## MATERIAL PROVIDED
======
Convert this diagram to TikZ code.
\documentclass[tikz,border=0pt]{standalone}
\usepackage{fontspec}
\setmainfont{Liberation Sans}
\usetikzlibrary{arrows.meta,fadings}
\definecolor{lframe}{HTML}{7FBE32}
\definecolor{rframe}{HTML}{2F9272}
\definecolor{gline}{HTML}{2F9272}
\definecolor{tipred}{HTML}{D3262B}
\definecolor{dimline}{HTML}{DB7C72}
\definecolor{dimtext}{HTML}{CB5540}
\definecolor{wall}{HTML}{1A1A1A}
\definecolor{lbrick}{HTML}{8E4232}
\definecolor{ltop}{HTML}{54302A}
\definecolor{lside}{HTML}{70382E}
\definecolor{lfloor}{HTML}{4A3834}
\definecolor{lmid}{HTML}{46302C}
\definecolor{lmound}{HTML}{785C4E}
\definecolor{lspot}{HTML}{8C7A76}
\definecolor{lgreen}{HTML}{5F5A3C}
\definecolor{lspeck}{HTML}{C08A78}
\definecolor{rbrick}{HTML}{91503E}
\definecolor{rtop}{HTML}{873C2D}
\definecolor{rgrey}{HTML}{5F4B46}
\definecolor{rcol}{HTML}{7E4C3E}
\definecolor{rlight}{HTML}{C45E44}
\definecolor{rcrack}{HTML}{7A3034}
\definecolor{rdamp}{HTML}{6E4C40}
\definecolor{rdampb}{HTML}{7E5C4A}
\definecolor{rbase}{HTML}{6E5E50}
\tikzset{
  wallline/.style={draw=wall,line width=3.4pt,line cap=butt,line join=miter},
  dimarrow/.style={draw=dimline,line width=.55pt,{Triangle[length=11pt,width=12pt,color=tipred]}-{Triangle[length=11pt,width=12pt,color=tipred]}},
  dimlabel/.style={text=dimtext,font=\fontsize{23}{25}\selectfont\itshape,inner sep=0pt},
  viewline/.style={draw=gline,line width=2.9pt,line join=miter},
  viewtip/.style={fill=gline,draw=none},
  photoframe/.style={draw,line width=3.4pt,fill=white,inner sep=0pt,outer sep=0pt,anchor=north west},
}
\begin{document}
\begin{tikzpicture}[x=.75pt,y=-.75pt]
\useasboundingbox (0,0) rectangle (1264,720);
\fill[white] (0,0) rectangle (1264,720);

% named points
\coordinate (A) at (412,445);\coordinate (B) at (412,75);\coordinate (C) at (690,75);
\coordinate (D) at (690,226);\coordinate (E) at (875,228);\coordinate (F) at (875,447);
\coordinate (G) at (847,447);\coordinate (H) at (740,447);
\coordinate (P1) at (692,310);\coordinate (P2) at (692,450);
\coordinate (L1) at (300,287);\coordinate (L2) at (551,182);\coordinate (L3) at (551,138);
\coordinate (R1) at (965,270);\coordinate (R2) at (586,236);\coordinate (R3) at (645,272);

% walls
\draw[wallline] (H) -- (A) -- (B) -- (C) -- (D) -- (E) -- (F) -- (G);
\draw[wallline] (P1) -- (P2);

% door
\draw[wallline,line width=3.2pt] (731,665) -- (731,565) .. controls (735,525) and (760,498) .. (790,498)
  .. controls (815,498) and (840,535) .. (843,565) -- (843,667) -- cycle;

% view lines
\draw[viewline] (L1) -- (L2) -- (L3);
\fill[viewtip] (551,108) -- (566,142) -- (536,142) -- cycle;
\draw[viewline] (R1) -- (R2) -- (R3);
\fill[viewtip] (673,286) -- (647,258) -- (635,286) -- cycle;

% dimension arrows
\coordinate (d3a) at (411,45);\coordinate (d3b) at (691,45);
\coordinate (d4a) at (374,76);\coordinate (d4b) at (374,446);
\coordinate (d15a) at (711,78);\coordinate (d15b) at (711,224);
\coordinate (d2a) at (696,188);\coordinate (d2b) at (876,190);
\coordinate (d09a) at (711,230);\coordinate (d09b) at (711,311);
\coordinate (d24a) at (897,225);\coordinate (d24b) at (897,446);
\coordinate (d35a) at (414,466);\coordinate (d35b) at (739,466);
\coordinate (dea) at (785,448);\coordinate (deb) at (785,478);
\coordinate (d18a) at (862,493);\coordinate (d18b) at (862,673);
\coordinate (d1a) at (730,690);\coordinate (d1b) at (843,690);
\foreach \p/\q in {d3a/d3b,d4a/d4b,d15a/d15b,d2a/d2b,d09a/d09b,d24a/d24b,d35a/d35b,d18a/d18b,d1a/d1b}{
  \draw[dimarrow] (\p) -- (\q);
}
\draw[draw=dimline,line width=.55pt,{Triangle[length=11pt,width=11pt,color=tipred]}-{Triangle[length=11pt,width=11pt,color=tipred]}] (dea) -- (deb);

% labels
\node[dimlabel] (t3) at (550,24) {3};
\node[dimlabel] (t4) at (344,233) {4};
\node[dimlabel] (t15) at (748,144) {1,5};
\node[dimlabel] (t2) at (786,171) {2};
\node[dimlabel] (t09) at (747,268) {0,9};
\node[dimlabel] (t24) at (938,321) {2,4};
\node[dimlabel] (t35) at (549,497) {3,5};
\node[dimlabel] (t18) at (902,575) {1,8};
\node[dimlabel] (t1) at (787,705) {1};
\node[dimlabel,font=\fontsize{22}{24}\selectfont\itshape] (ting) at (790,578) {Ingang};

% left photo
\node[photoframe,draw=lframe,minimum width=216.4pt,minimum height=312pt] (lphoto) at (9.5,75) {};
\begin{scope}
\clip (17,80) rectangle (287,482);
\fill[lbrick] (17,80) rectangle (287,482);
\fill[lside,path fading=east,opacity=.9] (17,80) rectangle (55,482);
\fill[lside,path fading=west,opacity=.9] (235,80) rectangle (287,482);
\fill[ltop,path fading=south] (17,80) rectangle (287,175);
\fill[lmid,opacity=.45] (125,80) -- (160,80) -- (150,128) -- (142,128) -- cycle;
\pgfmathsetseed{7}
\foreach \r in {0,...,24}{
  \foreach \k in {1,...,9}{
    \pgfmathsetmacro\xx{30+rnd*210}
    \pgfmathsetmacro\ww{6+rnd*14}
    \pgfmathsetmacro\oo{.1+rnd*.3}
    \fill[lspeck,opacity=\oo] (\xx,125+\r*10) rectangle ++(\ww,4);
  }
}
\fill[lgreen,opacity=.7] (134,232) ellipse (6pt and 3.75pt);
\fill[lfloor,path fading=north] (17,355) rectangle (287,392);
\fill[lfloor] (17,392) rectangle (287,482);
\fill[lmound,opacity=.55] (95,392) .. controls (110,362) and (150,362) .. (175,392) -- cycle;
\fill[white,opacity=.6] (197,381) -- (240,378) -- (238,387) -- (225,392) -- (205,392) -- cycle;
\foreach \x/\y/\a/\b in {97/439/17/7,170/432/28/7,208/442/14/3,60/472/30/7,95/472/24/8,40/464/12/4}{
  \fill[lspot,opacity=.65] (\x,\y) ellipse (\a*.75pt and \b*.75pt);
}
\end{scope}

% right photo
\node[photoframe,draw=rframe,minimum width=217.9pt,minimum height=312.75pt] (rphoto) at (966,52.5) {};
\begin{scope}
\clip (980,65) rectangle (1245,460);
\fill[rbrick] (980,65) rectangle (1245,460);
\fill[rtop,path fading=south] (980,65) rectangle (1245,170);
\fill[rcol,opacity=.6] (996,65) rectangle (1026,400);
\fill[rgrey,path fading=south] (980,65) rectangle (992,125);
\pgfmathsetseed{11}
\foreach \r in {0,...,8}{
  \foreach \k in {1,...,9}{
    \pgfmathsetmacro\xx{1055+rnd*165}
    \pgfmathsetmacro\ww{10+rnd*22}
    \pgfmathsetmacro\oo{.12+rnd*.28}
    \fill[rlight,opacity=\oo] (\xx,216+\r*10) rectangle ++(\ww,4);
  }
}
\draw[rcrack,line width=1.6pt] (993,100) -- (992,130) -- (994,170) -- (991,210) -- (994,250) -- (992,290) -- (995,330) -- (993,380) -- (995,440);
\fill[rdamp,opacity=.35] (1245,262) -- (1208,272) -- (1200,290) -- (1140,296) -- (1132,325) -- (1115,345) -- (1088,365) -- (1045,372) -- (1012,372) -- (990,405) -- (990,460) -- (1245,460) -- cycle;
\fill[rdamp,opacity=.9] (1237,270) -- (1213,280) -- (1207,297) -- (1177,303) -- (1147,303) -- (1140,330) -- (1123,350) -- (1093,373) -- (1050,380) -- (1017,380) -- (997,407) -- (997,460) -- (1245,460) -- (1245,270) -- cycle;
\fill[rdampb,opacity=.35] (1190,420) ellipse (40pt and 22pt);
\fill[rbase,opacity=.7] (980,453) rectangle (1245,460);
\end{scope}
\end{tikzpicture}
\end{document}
======
## WRITTEN TASK
Return only the lines from the beginning of the material up to and including the line with "(R3) at (645,272);", exactly as written.

## SOLVED PROBLEM
Convert this diagram to TikZ code.
\documentclass[tikz,border=0pt]{standalone}
\usepackage{fontspec}
\setmainfont{Liberation Sans}
\usetikzlibrary{arrows.meta,fadings}
\definecolor{lframe}{HTML}{7FBE32}
\definecolor{rframe}{HTML}{2F9272}
\definecolor{gline}{HTML}{2F9272}
\definecolor{tipred}{HTML}{D3262B}
\definecolor{dimline}{HTML}{DB7C72}
\definecolor{dimtext}{HTML}{CB5540}
\definecolor{wall}{HTML}{1A1A1A}
\definecolor{lbrick}{HTML}{8E4232}
\definecolor{ltop}{HTML}{54302A}
\definecolor{lside}{HTML}{70382E}
\definecolor{lfloor}{HTML}{4A3834}
\definecolor{lmid}{HTML}{46302C}
\definecolor{lmound}{HTML}{785C4E}
\definecolor{lspot}{HTML}{8C7A76}
\definecolor{lgreen}{HTML}{5F5A3C}
\definecolor{lspeck}{HTML}{C08A78}
\definecolor{rbrick}{HTML}{91503E}
\definecolor{rtop}{HTML}{873C2D}
\definecolor{rgrey}{HTML}{5F4B46}
\definecolor{rcol}{HTML}{7E4C3E}
\definecolor{rlight}{HTML}{C45E44}
\definecolor{rcrack}{HTML}{7A3034}
\definecolor{rdamp}{HTML}{6E4C40}
\definecolor{rdampb}{HTML}{7E5C4A}
\definecolor{rbase}{HTML}{6E5E50}
\tikzset{
  wallline/.style={draw=wall,line width=3.4pt,line cap=butt,line join=miter},
  dimarrow/.style={draw=dimline,line width=.55pt,{Triangle[length=11pt,width=12pt,color=tipred]}-{Triangle[length=11pt,width=12pt,color=tipred]}},
  dimlabel/.style={text=dimtext,font=\fontsize{23}{25}\selectfont\itshape,inner sep=0pt},
  viewline/.style={draw=gline,line width=2.9pt,line join=miter},
  viewtip/.style={fill=gline,draw=none},
  photoframe/.style={draw,line width=3.4pt,fill=white,inner sep=0pt,outer sep=0pt,anchor=north west},
}
\begin{document}
\begin{tikzpicture}[x=.75pt,y=-.75pt]
\useasboundingbox (0,0) rectangle (1264,720);
\fill[white] (0,0) rectangle (1264,720);

% named points
\coordinate (A) at (412,445);\coordinate (B) at (412,75);\coordinate (C) at (690,75);
\coordinate (D) at (690,226);\coordinate (E) at (875,228);\coordinate (F) at (875,447);
\coordinate (G) at (847,447);\coordinate (H) at (740,447);
\coordinate (P1) at (692,310);\coordinate (P2) at (692,450);
\coordinate (L1) at (300,287);\coordinate (L2) at (551,182);\coordinate (L3) at (551,138);
\coordinate (R1) at (965,270);\coordinate (R2) at (586,236);\coordinate (R3) at (645,272);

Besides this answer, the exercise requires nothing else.